Cardápios, era disto que eu falava. Em Madri, lá pelas dez da madrugada, eu adorava começar o dia tomando um carajillo con porras. Nestas circunstâncias, até concordo com a alcaidessa, é melhor traduzir: café batido com conhaque e uma espécie de biscoito que na Espanha se chama porra. Em Cuenca, me encharquei em litros de Q, o vinho da região. Brasileiro que sabe como se chama em espanhol esta letra, já deve estar imaginando minha perplexidade quando o garçom me perguntou:
- El Q, usted lo quiere blanco, tinto o rosado?

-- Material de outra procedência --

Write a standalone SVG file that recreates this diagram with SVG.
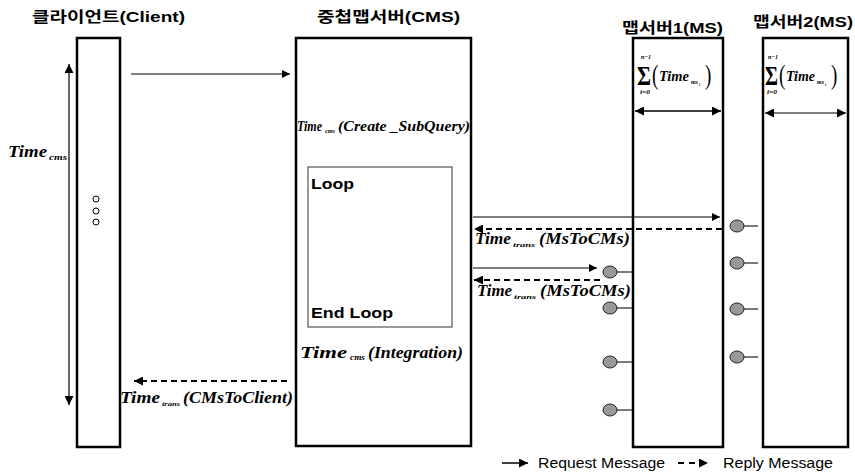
<svg xmlns="http://www.w3.org/2000/svg" width="855" height="473" viewBox="0 0 855 473">
<style>
.hdr{font-family:"Liberation Sans","Noto Sans CJK KR",sans-serif;font-weight:bold;font-size:15px;fill:#000}
.box{fill:#fff;stroke:#000;stroke-width:2.5}
.tm{font-family:"Liberation Serif",serif;font-weight:bold;font-style:italic;fill:#000}
.sy{font-family:"Liberation Serif","DejaVu Serif",serif;fill:#000}
.lbl{font-family:"Liberation Sans",sans-serif;font-weight:bold;font-size:15px;fill:#000}
.leg{font-family:"Liberation Sans",sans-serif;font-size:14px;fill:#000}
.req{stroke:#000;stroke-width:1.2;fill:none}
.rep{stroke:#000;stroke-width:2;stroke-dasharray:6,4;fill:none}
.dot{fill:#999;stroke:#222;stroke-width:1}
.tick{stroke:#222;stroke-width:1.2}
</style>
<defs>
<marker id="ah" viewBox="0 0 10 10" refX="10" refY="5" markerWidth="10" markerHeight="8" markerUnits="userSpaceOnUse" orient="auto"><path d="M0,0L10,5L0,10z" fill="#000"/></marker>
<marker id="ahb" viewBox="0 0 10 10" refX="10" refY="5" markerWidth="12" markerHeight="9" markerUnits="userSpaceOnUse" orient="auto-start-reverse"><path d="M0,0L10,5L0,10z" fill="#000"/></marker>
</defs>

<g id="client">
<text class="hdr" x="32" y="22" textLength="153" lengthAdjust="spacingAndGlyphs">클라이언트(Client)</text>
<rect class="box" x="77" y="38" width="43" height="409"/>
<circle cx="96" cy="199" r="3" fill="none" stroke="#000" stroke-width="1"/>
<circle cx="96" cy="211" r="3" fill="none" stroke="#000" stroke-width="1"/>
<circle cx="96" cy="222" r="3" fill="none" stroke="#000" stroke-width="1"/>
</g>

<g id="cms">
<text class="hdr" x="317" y="22" textLength="143" lengthAdjust="spacingAndGlyphs">중첩맵서버(CMS)</text>
<rect class="box" x="296" y="38" width="175" height="408"/>
<text class="tm" x="297" y="131" font-size="14" textLength="25" lengthAdjust="spacingAndGlyphs">Time</text>
<text class="tm" x="325" y="133" font-size="7" textLength="10" lengthAdjust="spacingAndGlyphs">cms</text>
<text class="tm" x="338" y="131" font-size="14" textLength="132" lengthAdjust="spacingAndGlyphs">(Create _SubQuery)</text>
<text class="tm" x="300" y="358" font-size="17" textLength="47" lengthAdjust="spacingAndGlyphs">Time</text>
<text class="tm" x="350" y="360" font-size="8" textLength="15" lengthAdjust="spacingAndGlyphs">cms</text>
<text class="tm" x="368" y="358" font-size="17" textLength="95" lengthAdjust="spacingAndGlyphs">(Integration)</text>
</g>

<g id="loop">
<rect x="308" y="167" width="144" height="160" fill="none" stroke="#333" stroke-width="1"/>
<text class="lbl" x="311" y="189" textLength="43" lengthAdjust="spacingAndGlyphs">Loop</text>
<text class="lbl" x="311" y="318" textLength="82" lengthAdjust="spacingAndGlyphs">End Loop</text>
</g>

<g id="ms1">
<text class="hdr" x="622" y="33" textLength="101" lengthAdjust="spacingAndGlyphs">맵서버1(MS)</text>
<rect class="box" x="633" y="38" width="90" height="409"/>
<text class="tm" x="641" y="59" font-size="7" textLength="10" lengthAdjust="spacingAndGlyphs">n−1</text>
<text class="sy" x="637" y="85" font-size="28" font-weight="bold" textLength="14" lengthAdjust="spacingAndGlyphs">Σ</text>
<text class="tm" x="640" y="94" font-size="7" textLength="10" lengthAdjust="spacingAndGlyphs">i=0</text>
<text class="sy" transform="translate(652,84) scale(1,1.4)" font-size="19">(</text>
<text class="tm" x="659" y="81" font-size="14" textLength="30" lengthAdjust="spacingAndGlyphs">Time</text>
<text class="tm" x="691" y="84" font-size="6">ms</text>
<text class="tm" x="699" y="86" font-size="4">i</text>
<text class="sy" transform="translate(705,84) scale(1,1.4)" font-size="19">)</text>
<line x1="635" y1="111" x2="721" y2="111" stroke="#000" stroke-width="1.5" marker-start="url(#ahb)" marker-end="url(#ahb)"/>
</g>

<g id="ms2">
<text class="hdr" x="753" y="27" textLength="100" lengthAdjust="spacingAndGlyphs">맵서버2(MS)</text>
<rect class="box" x="763" y="38" width="85" height="409"/>
<text class="tm" x="768" y="59" font-size="7" textLength="10" lengthAdjust="spacingAndGlyphs">n−1</text>
<text class="sy" x="765" y="85" font-size="28" font-weight="bold" textLength="13" lengthAdjust="spacingAndGlyphs">Σ</text>
<text class="tm" x="767" y="94" font-size="7" textLength="10" lengthAdjust="spacingAndGlyphs">i=0</text>
<text class="sy" transform="translate(779,84) scale(1,1.4)" font-size="19">(</text>
<text class="tm" x="786" y="81" font-size="14" textLength="29" lengthAdjust="spacingAndGlyphs">Time</text>
<text class="tm" x="817" y="84" font-size="6">ms</text>
<text class="tm" x="825" y="86" font-size="4">i</text>
<text class="sy" transform="translate(831,84) scale(1,1.4)" font-size="19">)</text>
<line x1="765" y1="113" x2="846" y2="113" stroke="#555" stroke-width="1.5" marker-start="url(#ahb)" marker-end="url(#ahb)"/>
</g>

<g id="connectors">
<line x1="69" y1="405" x2="69" y2="64" class="req" marker-start="url(#ahb)" marker-end="url(#ahb)"/>
<text class="tm" x="8" y="157" font-size="17" textLength="39" lengthAdjust="spacingAndGlyphs">Time</text>
<text class="tm" x="49" y="160" font-size="9" textLength="18" lengthAdjust="spacingAndGlyphs">cms</text>

<line class="req" x1="131" y1="74" x2="290" y2="74" marker-end="url(#ah)"/>

<line class="req" x1="473" y1="217" x2="720" y2="217" marker-end="url(#ah)"/>
<line class="rep" x1="722" y1="229" x2="474" y2="229" marker-end="url(#ahb)"/>
<text class="tm" x="475" y="244" font-size="16" textLength="36" lengthAdjust="spacingAndGlyphs">Time</text>
<text class="tm" x="513" y="247" font-size="7" textLength="22" lengthAdjust="spacingAndGlyphs">trans</text>
<text class="tm" x="539" y="244" font-size="16" textLength="91" lengthAdjust="spacingAndGlyphs">(MsToCMs)</text>

<line class="req" x1="473" y1="268" x2="597" y2="268" marker-end="url(#ah)"/>
<line class="rep" x1="600" y1="280" x2="474" y2="280" marker-end="url(#ahb)"/>
<text class="tm" x="477" y="296" font-size="16" textLength="35" lengthAdjust="spacingAndGlyphs">Time</text>
<text class="tm" x="514" y="299" font-size="7" textLength="22" lengthAdjust="spacingAndGlyphs">trans</text>
<text class="tm" x="540" y="296" font-size="16" textLength="91" lengthAdjust="spacingAndGlyphs">(MsToCMs)</text>

<line class="rep" x1="287" y1="381" x2="134" y2="381" marker-end="url(#ahb)"/>
<text class="tm" x="120" y="403" font-size="16" textLength="40" lengthAdjust="spacingAndGlyphs">Time</text>
<text class="tm" x="162" y="406" font-size="7" textLength="18" lengthAdjust="spacingAndGlyphs">trans</text>
<text class="tm" x="183" y="403" font-size="16" textLength="110" lengthAdjust="spacingAndGlyphs">(CMsToClient)</text>

<line class="tick" x1="610" y1="272" x2="632" y2="272"/>
<line class="tick" x1="610" y1="308" x2="632" y2="308"/>
<line class="tick" x1="610" y1="362" x2="632" y2="362"/>
<line class="tick" x1="610" y1="410" x2="632" y2="410"/>
<ellipse class="dot" cx="610" cy="272" rx="7" ry="6"/>
<ellipse class="dot" cx="610" cy="308" rx="7" ry="6"/>
<ellipse class="dot" cx="610" cy="362" rx="7" ry="6"/>
<ellipse class="dot" cx="610" cy="410" rx="7" ry="6"/>

<line class="tick" x1="737" y1="226" x2="758" y2="226"/>
<line class="tick" x1="737" y1="263" x2="758" y2="263"/>
<line class="tick" x1="737" y1="309" x2="758" y2="309"/>
<line class="tick" x1="737" y1="357" x2="758" y2="357"/>
<ellipse class="dot" cx="737" cy="226" rx="7" ry="6"/>
<ellipse class="dot" cx="737" cy="263" rx="7" ry="6"/>
<ellipse class="dot" cx="737" cy="309" rx="7" ry="6"/>
<ellipse class="dot" cx="737" cy="357" rx="7" ry="6"/>
</g>

<g id="legend">
<line x1="502" y1="463" x2="528" y2="463" stroke="#000" stroke-width="1.5" marker-end="url(#ahb)"/>
<text class="leg" x="538" y="468" textLength="127" lengthAdjust="spacingAndGlyphs">Request Message</text>
<line x1="678" y1="463" x2="708" y2="463" stroke="#000" stroke-width="2" stroke-dasharray="6,5" marker-end="url(#ahb)"/>
<text class="leg" x="723" y="468" textLength="110" lengthAdjust="spacingAndGlyphs">Reply Message</text>
</g>
</svg>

Enfim, espanhol não é vernáculo. Mas em Lisboa, cansei de comer febras, pregos, bifanas e safadinhas. Nestes dias em que o Antônio Hoauiss fala em unificação do idioma, como é que ficamos? Teríamos de traduzir do português para o brasileiro? Mas isto implica admitir que uma língua já são duas, fato que qualquer tradutor europeu ou americano já conhece, mas que os universitários brasileiros teimam em negar.
Lisboa, além das ginjas (com elas ou sem elas?) e fados, me faz lembrar dois outros pratos, a sopa de grelos e os percebes. De grelos, gosto em qualquer geografia. Quanto aos percebes, ainda não firmei opinião. É um bichinho asqueroso, que parece ainda não ter decidido se pertence ao reino vegetal ou animal, mas muito apreciado pelos gastrônomos. Como as angulas e santolas, não têm gosto de nada. Resumindo, é aquela craca que dá em cascos de navios e postes submersos. O verme custa caro, se faz de difícil ao ser descascado, e o único prazer que nele encontrei foi literário. Como as colônias de percebes levam tempo para se formar junto a cascos, madeiras ou rochas, os espanhóis encontraram uma bela metáfora para definir um homem de raciocínio lento: es que tiene percebes en los pendejos.
Em bom português: tem percebes nos pentelhos. Este é, a meu ver, o mal que está afetando a alcaidessa.